Innovation is multiplying at a rapid pace. Never before have we seen user adoption and acceptance of technology increase at such rates—so much that old business models become obsolete and long-established ways of getting things done are threatened with extinction every day. A consumer-driven market has democratized information technology like never before. This presents tremendous opportunities for harvesting new ideas and creates fertile ground for redefining how we connect, share and create our future.

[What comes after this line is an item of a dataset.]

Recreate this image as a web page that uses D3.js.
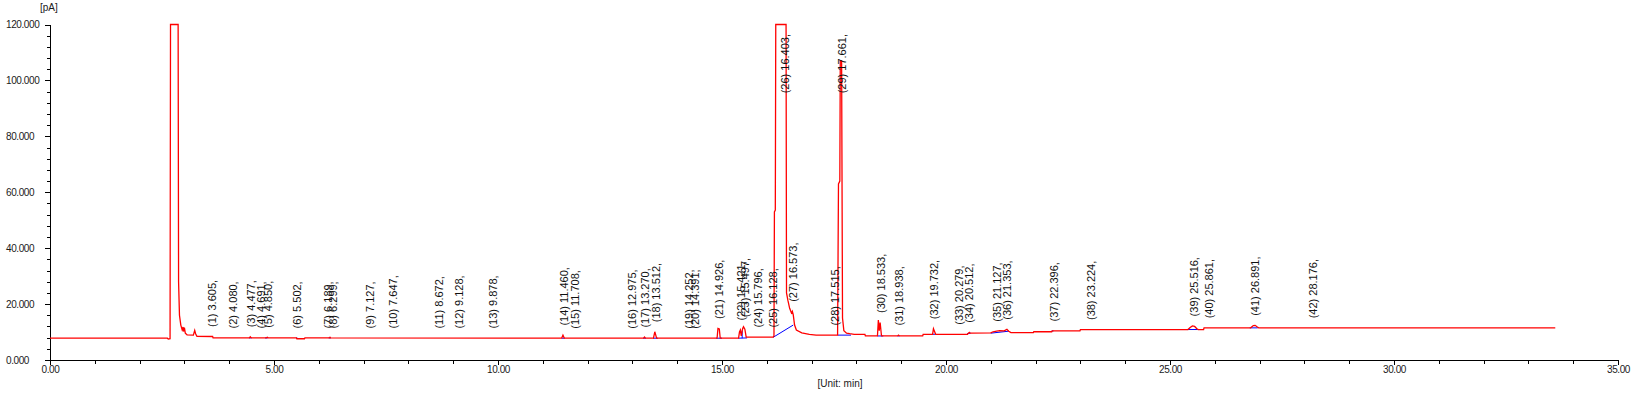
<!DOCTYPE html>
<html>
<head>
<meta charset="utf-8">
<script src="https://cdn.jsdelivr.net/npm/d3@7/dist/d3.min.js"></script>
<style>
  html, body { margin: 0; padding: 0; background: #fff; }
  svg { display: block; font-family: Arial, "Liberation Sans", sans-serif; }
  .axis text { font-size: 10px; fill: #1a1a1a; letter-spacing: -0.4px; }
  .axis path, .axis line { stroke: #000; shape-rendering: crispEdges; }
  .peak-label { font-size: 11px; fill: #111; }
</style>
</head>
<body>
<svg id="chart" width="1636" height="395"></svg>
<script>
// signal trace: [time (min), signal (pA)]
const trace = [
    [0, 7.8], [2.62, 7.8], [2.64, 7.5], [2.68, 7.6],
    [2.69, 120], [2.86, 120], [2.87, 28], [2.89, 16], [2.92, 12.5], [2.95, 10.8],
    [2.97, 11.8], [2.98, 10.2], [3.00, 11.6], [3.02, 9.6], [3.06, 9.0], [3.20, 8.9],
    [3.23, 10.6], [3.25, 9.4], [3.28, 8.5], [3.63, 8.4], [3.64, 7.9],
    [4.45, 7.9], [4.47, 8.3], [4.49, 7.9], [4.83, 7.9], [4.85, 8.1], [4.87, 7.9],
    [5.50, 7.9], [5.51, 7.6], [5.68, 7.6], [5.69, 7.9], [6.24, 7.9], [6.25, 8.1], [6.26, 7.9],
    [11.42, 7.8], [11.45, 8.9], [11.48, 7.8],
    [13.25, 7.8], [13.27, 8.2], [13.29, 7.8],
    [13.47, 7.8], [13.50, 10.1], [13.52, 9.0], [13.54, 7.8],
    [14.89, 7.8], [14.91, 11.3], [14.94, 11.1], [14.96, 7.8],
    [15.37, 7.8], [15.39, 10.0], [15.41, 10.7], [15.43, 8.6], [15.46, 11.2], [15.48, 11.9],
    [15.51, 11.0], [15.54, 8.2], [16.14, 8.2], [16.16, 8.6],
    [16.17, 53], [16.19, 53.6], [16.20, 120], [16.43, 120], [16.44, 24],
    [16.47, 21.4], [16.51, 18.5], [16.55, 16.8], [16.57, 17.4], [16.59, 16.2], [16.62, 12.5],
    [16.66, 10.7], [16.78, 9.7], [16.95, 9.2], [17.10, 8.9], [17.58, 8.9],
    [17.60, 63], [17.63, 64], [17.64, 107], [17.67, 107], [17.69, 15], [17.72, 10.5],
    [17.78, 9.6], [17.85, 9.4], [17.95, 9.2], [18.19, 9.2], [18.20, 8.6],
    [18.47, 8.6], [18.49, 14.3], [18.51, 10.5], [18.53, 13.4], [18.56, 8.6],
    [18.92, 8.6], [18.94, 8.9], [18.96, 8.6], [19.48, 8.6], [19.49, 9.2],
    [19.70, 9.2], [19.72, 11.2], [19.74, 10.4], [19.77, 9.2],
    [20.48, 9.2], [20.50, 9.6], [20.52, 9.9], [20.54, 9.6],
    [21.00, 9.7], [21.05, 10.1], [21.13, 10.3], [21.20, 10.5], [21.30, 10.4], [21.36, 11.0],
    [21.40, 10.3], [21.45, 9.8], [21.95, 9.8], [21.96, 10.1], [22.36, 10.1], [22.37, 10.4],
    [22.99, 10.4], [23.00, 10.9],
    [25.40, 10.9], [25.45, 11.6], [25.50, 12.2], [25.55, 12.0], [25.60, 11.2], [25.63, 10.9],
    [25.75, 10.9], [25.76, 11.5],
    [26.80, 11.5], [26.86, 12.3], [26.90, 12.4], [26.95, 11.8], [26.98, 11.5],
    [33.60, 11.5]
]

// integration baselines: [t1, v1, t2, v2]
const baselines = [
    [4.44, 7.9, 4.50, 7.9], [4.80, 7.9, 4.86, 7.9], [5.49, 7.9, 5.54, 7.7],
    [6.22, 7.9, 6.27, 7.9], [11.42, 7.8, 11.49, 7.8], [13.24, 7.8, 13.30, 7.8],
    [13.46, 7.8, 13.57, 7.8], [14.87, 7.8, 15.00, 7.8], [15.36, 7.8, 15.56, 7.9],
    [15.45, 7.8, 15.45, 10.5], [16.14, 8.1, 16.59, 12.5], [17.58, 8.9, 17.88, 8.9],
    [18.47, 8.6, 18.60, 8.6], [18.92, 8.6, 18.96, 8.6], [19.70, 9.2, 19.77, 9.2],
    [20.47, 9.4, 20.55, 9.6], [21.00, 9.6, 21.40, 10.3], [22.36, 10.4, 22.40, 10.4],
    [25.38, 10.9, 25.62, 10.9], [26.78, 11.5, 26.96, 11.5]
]

// peak numbers and retention times
const peakNumbers = d3.range(1, 43)
const retentionTimes = [
    3.605, 4.080, 4.477, 4.691, 4.850, 5.502, 6.189, 6.299, 7.127, 7.647,
    8.672, 9.128, 9.878, 11.460, 11.708, 12.975, 13.270, 13.512, 14.252, 14.391,
    14.926, 15.421, 15.497, 15.796, 16.128, 16.403, 16.573, 17.515, 17.661, 18.533,
    18.938, 19.732, 20.279, 20.512, 21.127, 21.353, 22.396, 23.224, 25.516, 25.861,
    26.891, 28.176
]

const xTicks = d3.range(0, 35.01, 5)
const yTicks = d3.range(0, 120.01, 20)

const svg = d3.select("#chart")
const plotLeft = 50, plotRight = 1618, plotTop = 24.5, plotBottom = 360

const x = d3.scaleLinear().domain([0, 35]).range([plotLeft, plotRight])
const y = d3.scaleLinear().domain([0, 120]).range([plotBottom, plotTop])

// minor ticks first so the majors sit on top
svg.append("g")
    .attr("class", "axis")
    .attr("transform", `translate(0,${plotBottom})`)
    .call(d3.axisBottom(x).tickValues(d3.range(0, 35.01, 1)).tickSize(4).tickSizeOuter(0).tickFormat(""))
svg.append("g")
    .attr("class", "axis")
    .attr("transform", `translate(0,${plotBottom})`)
    .call(d3.axisBottom(x).tickValues(xTicks).tickSize(5).tickSizeOuter(0).tickPadding(1).tickFormat(d3.format(".2f")))

svg.append("g")
    .attr("class", "axis")
    .attr("transform", `translate(${plotLeft},0)`)
    .call(d3.axisLeft(y).tickValues(d3.range(0, 120.01, 4)).tickSize(3).tickSizeOuter(0).tickFormat(""))
const yAxis = svg.append("g")
    .attr("class", "axis")
    .attr("transform", `translate(${plotLeft},0)`)
    .call(d3.axisLeft(y).tickValues(yTicks).tickSize(5).tickSizeOuter(0).tickFormat(d3.format(".3f")))
// the instrument software left-aligns the value labels
yAxis.selectAll("text").attr("text-anchor", "start").attr("x", 6 - plotLeft)

svg.append("text")
    .attr("x", 40).attr("y", 11)
    .style("font-size", "10px").style("fill", "#1a1a1a")
    .text("[pA]")
svg.append("text")
    .attr("x", 840).attr("y", 386.5)
    .attr("text-anchor", "middle")
    .style("font-size", "10px").style("fill", "#1a1a1a")
    .text("[Unit: min]")

// baselines (blue) under the trace
svg.append("g")
    .selectAll("line")
    .data(baselines)
    .join("line")
    .attr("x1", d => x(d[0])).attr("y1", d => y(d[1]))
    .attr("x2", d => x(d[2])).attr("y2", d => y(d[3]))
    .attr("stroke", "#0000ff")
    .attr("stroke-width", 1)

const line = d3.line().x(d => x(d[0])).y(d => y(d[1]))
svg.append("path")
    .datum(trace)
    .attr("d", line)
    .attr("fill", "none")
    .attr("stroke", "#ff0000")
    .attr("stroke-width", 1.3)
    .attr("stroke-linejoin", "miter")

// label height follows the apex of the trace at each retention time
const apexAt = (rt) => {
    const near = trace.filter(p => Math.abs(p[0] - rt) <= 0.03).map(p => p[1])
    if (near.length) return d3.max(near)
    const i = d3.bisector(p => p[0]).left(trace, rt)
    const a = trace[i - 1], b = trace[i]
    return a[1] + (b[1] - a[1]) * (rt - a[0]) / (b[0] - a[0])
}

const labels = svg.append("g")
    .selectAll("text")
    .data(retentionTimes)
    .join("text")
    .attr("class", "peak-label")
    .attr("dominant-baseline", "central")
    .text((d, i) => `(${peakNumbers[i]}) ${d.toFixed(3)},`)

labels.each(function (d) {
    const len = this.getComputedTextLength()
    let yb = y(apexAt(d)) - 9.5
    if (yb - len < 34) yb = 34 + len
    d3.select(this).attr("transform", `translate(${x(d) + 0.5},${yb}) rotate(-90)`)
})
</script>
</body>
</html>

It wasn’t too long ago that I used to have to turn on my CPU (yes, the big central processing unit) and wait for Windows to load before I could access the internet. I would pass the time by getting settled at the workstation housing my desktop. The internet I eventually accessed then certainly wasn’t the same as what I see today. Fast forward a few years, and as I look around closely and observe (while genuinely appreciating it all), I realize that I have witnessed tremendous change.

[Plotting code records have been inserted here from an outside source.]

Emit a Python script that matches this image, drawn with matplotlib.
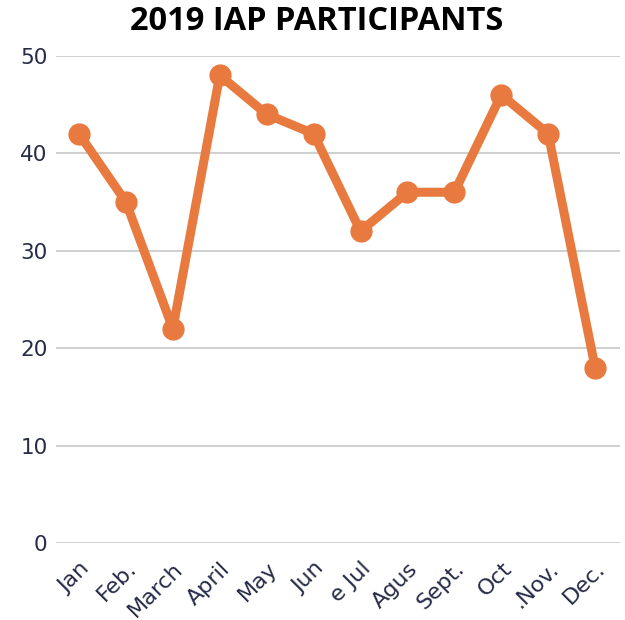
import matplotlib.pyplot as plt

# data
months = ['Jan', 'Feb.', 'March', 'April', 'May', 'Jun', 'e Jul', 'Agus', 'Sept.', 'Oct', '.Nov.', 'Dec.']
participants = [42, 35, 22, 48, 44, 42, 32, 36, 36, 46, 42, 18]

orange = '#E8793F'
navy = '#262B47'

fig = plt.figure(figsize=(6.25, 6.2), dpi=100)
ax = fig.add_axes([0.0896, 0.124, 0.9024, 0.786])

x = list(range(len(months)))
ax.plot(x, participants, color=orange, linewidth=6.5, marker='o', markersize=15,
        solid_capstyle='round', zorder=3)

ax.set_ylim(0, 50)
ax.set_xlim(-0.49, 11.53)
ax.set_yticks([0, 10, 20, 30, 40, 50])
ax.set_xticks(x)
ax.set_xticklabels(months, rotation=45, ha='right', rotation_mode='anchor')
for lab in ax.get_yticklabels():
    lab.set_fontsize(15.5)
for lab in ax.get_xticklabels():
    lab.set_fontsize(16)
ax.tick_params(axis='both', length=0, colors=navy, pad=6)
ax.tick_params(axis='x', pad=11)
ax.grid(axis='y', color='#cccccc', linewidth=1.3)
ax.set_axisbelow(True)
for s in ax.spines.values():
    s.set_visible(False)

fig.text(0.507, 0.966, '2019 IAP PARTICIPANTS', ha='center', va='center',
         fontsize=23.5, fontweight='bold', family='Open Sans', color='black')

fig.savefig('out.png', dpi=100)
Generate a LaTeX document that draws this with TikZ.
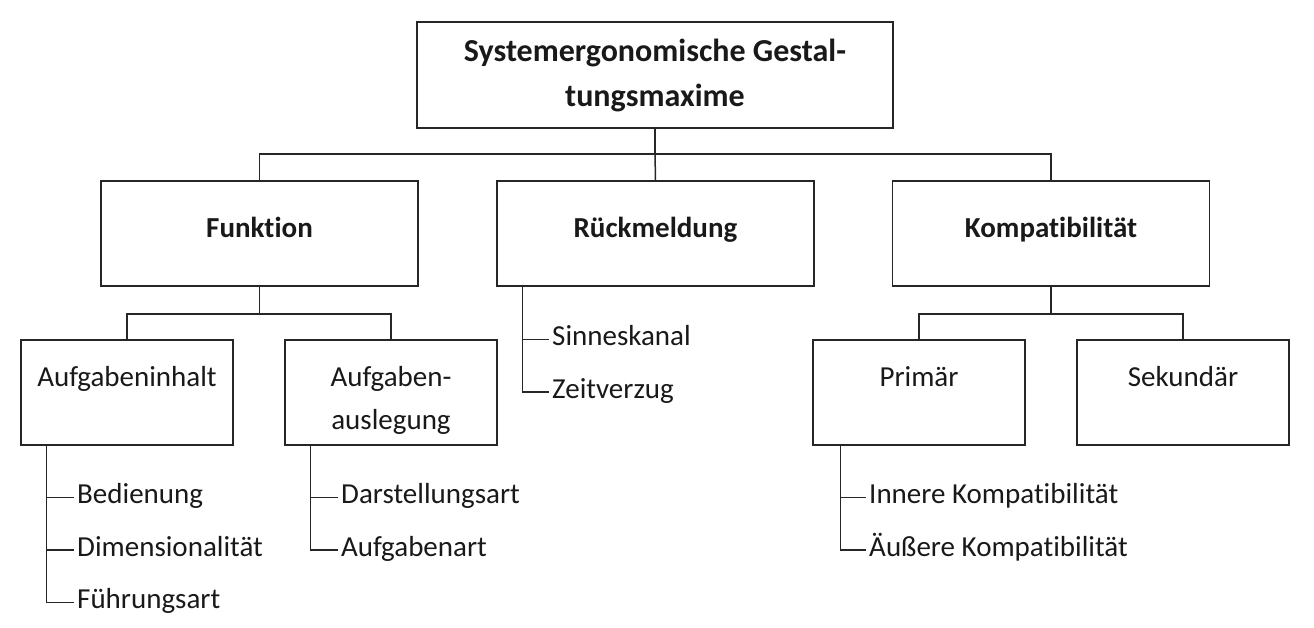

I now carry an incredibly powerful (and surprisingly affordable) computing device in my pocket, so I don’t have to turn on the CPU and wait for Windows to load. I use the internet more often, far more often than I could back then, because now I have 24/7 access to the internet and a bundle of powerful devices that support it, such as my phone, my car, my TV and my tablet. Other people around me have even more interesting and exciting things, such as their watches and home appliances, connected to the internet to enjoy the power of the web.   

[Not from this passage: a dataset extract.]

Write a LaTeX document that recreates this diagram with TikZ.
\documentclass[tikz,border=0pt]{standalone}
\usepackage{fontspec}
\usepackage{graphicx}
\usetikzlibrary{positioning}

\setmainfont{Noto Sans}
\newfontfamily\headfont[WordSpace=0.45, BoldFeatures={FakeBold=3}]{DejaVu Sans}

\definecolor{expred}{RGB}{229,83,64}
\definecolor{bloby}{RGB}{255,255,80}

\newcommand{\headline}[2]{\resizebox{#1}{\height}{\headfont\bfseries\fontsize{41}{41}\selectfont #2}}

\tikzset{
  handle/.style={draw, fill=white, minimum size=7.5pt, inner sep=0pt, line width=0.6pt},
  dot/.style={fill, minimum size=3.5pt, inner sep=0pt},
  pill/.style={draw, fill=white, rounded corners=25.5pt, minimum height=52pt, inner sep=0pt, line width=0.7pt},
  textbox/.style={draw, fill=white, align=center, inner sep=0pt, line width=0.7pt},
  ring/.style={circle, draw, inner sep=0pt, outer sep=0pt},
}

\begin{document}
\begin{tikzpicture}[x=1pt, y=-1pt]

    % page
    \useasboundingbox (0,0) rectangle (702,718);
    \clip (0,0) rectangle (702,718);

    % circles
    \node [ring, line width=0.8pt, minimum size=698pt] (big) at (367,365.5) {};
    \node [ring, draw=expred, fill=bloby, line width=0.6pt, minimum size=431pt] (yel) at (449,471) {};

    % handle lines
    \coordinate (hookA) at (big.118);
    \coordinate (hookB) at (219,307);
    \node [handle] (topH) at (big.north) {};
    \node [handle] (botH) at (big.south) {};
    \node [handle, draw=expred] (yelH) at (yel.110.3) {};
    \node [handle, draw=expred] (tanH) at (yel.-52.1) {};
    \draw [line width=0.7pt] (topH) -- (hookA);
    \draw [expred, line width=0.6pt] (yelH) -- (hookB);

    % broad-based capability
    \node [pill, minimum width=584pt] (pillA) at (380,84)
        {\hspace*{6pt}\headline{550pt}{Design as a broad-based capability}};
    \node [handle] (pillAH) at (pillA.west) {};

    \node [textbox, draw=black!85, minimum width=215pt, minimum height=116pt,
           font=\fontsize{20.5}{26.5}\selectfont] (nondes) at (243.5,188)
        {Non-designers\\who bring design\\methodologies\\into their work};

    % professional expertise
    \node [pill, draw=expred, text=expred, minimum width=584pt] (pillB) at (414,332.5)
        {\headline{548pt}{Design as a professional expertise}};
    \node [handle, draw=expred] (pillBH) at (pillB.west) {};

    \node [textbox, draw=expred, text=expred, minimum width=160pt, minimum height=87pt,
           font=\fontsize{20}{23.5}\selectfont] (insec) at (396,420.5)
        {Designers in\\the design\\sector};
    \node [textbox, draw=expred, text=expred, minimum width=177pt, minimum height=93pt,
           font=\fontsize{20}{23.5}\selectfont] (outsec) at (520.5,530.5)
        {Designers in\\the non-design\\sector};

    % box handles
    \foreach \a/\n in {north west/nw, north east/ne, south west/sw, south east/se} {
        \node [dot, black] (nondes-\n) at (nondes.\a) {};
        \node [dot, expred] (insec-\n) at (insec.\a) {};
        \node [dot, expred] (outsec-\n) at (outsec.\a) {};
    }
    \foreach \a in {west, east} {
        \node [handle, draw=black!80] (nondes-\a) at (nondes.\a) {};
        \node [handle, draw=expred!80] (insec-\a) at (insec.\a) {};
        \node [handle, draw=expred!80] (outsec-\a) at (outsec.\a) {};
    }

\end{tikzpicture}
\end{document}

Looking Back: It Almost Sounded Crazy

An article published by states, “If you told the average person in 1994 what technology would look like today, they might have thought you were either lying or crazy.” Consider how Orange’s 1994 ad presented a picture of the future where voices would travel wirelessly. It may have sounded far-fetched back then, but only a couple of decades later, there seems to be nothing extraordinary about it. What may have sounded like a fantasy then is now business as usual.

We Are Accustomed to What Seemed Unimaginable Two Decades Ago

Generation Y expects to have high-speed internet access most of the time, in most places. They don’t have to wait for a photo to be processed in a lab before they can show it others. They can share content (video, audio, photo, text) in a variety of different ways. They can hail a cab, find a restaurant or navigate their way through unfamiliar routes simply using their mobile phones.

Today, we no longer wait for the traditional email message to hear back from our friends. We instead rely on quick instant messages. We can even create group chats to instantly exchange messages among friends from around the world. We can share our location, post our pictures, and engage with other people’s pictures by making comments. We can text message, voice chat and video chat—all using a handheld computing device. And these products are for everyday use, not special occasions—their technology is totally mainstream.

Looking Ahead: What Can We Expect?

When we look back two decades, predictions of some of the things we now use every day would seem crazy. It was perfectly rational to think them impossible. So what unimaginable technologies does the future now hold? How are our lives going to change through the next two decades?

Here’s what I think:

Connectivity: Digital technology will dramatically widen the expanse of connectivity. The Internet of Things—promising a connected network of billions of inert devices—will influence our lives in ways never imagined before.

Sharing: With users becoming more and more connected worldwide, technology will be the major driver in enhancing human communication.

Creation: Software will be built in innovative new ways. It will have to be capable of creating new opportunities, offering increased choices, producing outcomes not yet imagined and addressing previously unheard of use cases.